На Волго-Донском канале я видел сусликов рядом с работающими экскаваторами. Они сидели на задних лапах около своих нор и, подергивая усами, с любопытством смотрели на грохочущую машину, не подозревая, что через минуту она разрушит все их хозяйство.
Весь день наша машина мчалась вдоль лесных полос. Временами с возвышенностей они были видны во весь размах степи, от горизонта до горизонта, и были похожи на переливающуюся через увалы широкую реку молодой зелени среди серебристой полыни и степного бурьяна. Изредка ровная линия полос переходила в торжественный и плавный поворот, точно следуя гребню водораздела.
Хохлатые степные жаворонки цвета пыли взлетали из-под колес машины. Ветер стих. Кучевые облака, розовые от заката, остановились и растаяли в небе. Впервые за весь этот знойный день от лесных полос потянуло едва заметной, нежной прохладой. Там, в листве дубов и акаций, уже накапливалась влага. Это было ее дыхание.
Когда первая звезда зажглась в сумрачном сиреневом небе и под землей затрещали кузнечики, мы подъехали к лесному участку.
Среди степей стоял уютный маленький дом-вагон на колесах. Такие дома зовут здесь «казенками». В этом доме жили работники лесной полосы.

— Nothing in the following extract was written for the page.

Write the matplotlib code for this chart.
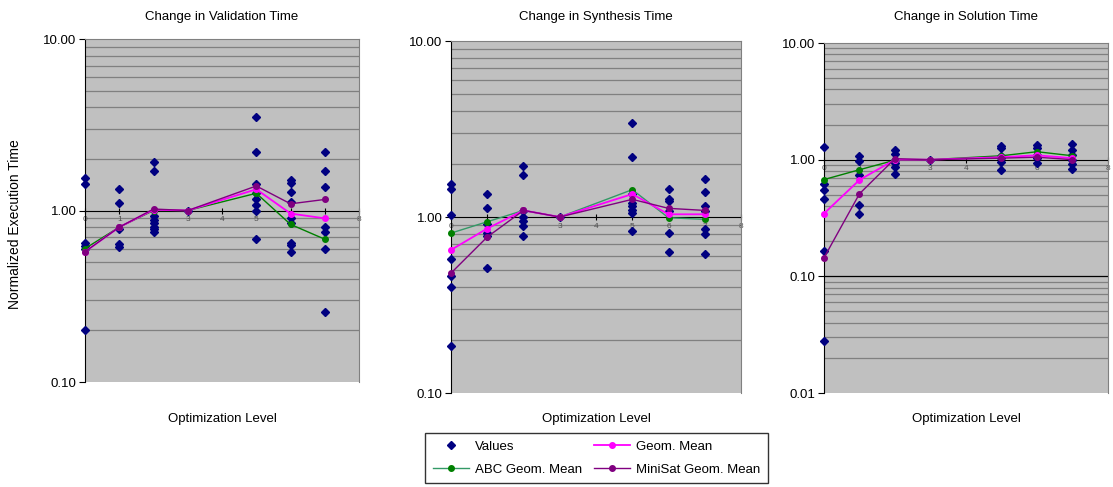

Играло радио, и его голос разносился далеко по степи.
В доме было тесно, но очень чисто. Пахло хлебом и сухими травами. На дощатом столе лежали книги: Алексей Толстой, «В окопах Сталинграда» Некрасова, «Утраченные иллюзии» Бальзака.
В доме на колесах никого не было. Только на ступеньках приставной лестницы сидел белоголовый мальчик лет семи, чистил картошку, а шелуху бросал в простреленную немецкую каску, – собирал шелуху, чтобы накормить поросенка со странной кличкой «Нарзан». «Нарзан» терся, добродушно похрюкивая, о ступеньки лестницы.
– Где же все ваши? – спросил мальчика начальник участка.
– Влесу, – ответил мальчик и показал в степь, где медленно дотлевал широкий закат.
Я сел на ступеньки рядом с мальчиком, закурил. Звезды одна за другой зажигались над мглистой степью, далеко за краем земли небо заголубело от электрического зарева Сталинграда.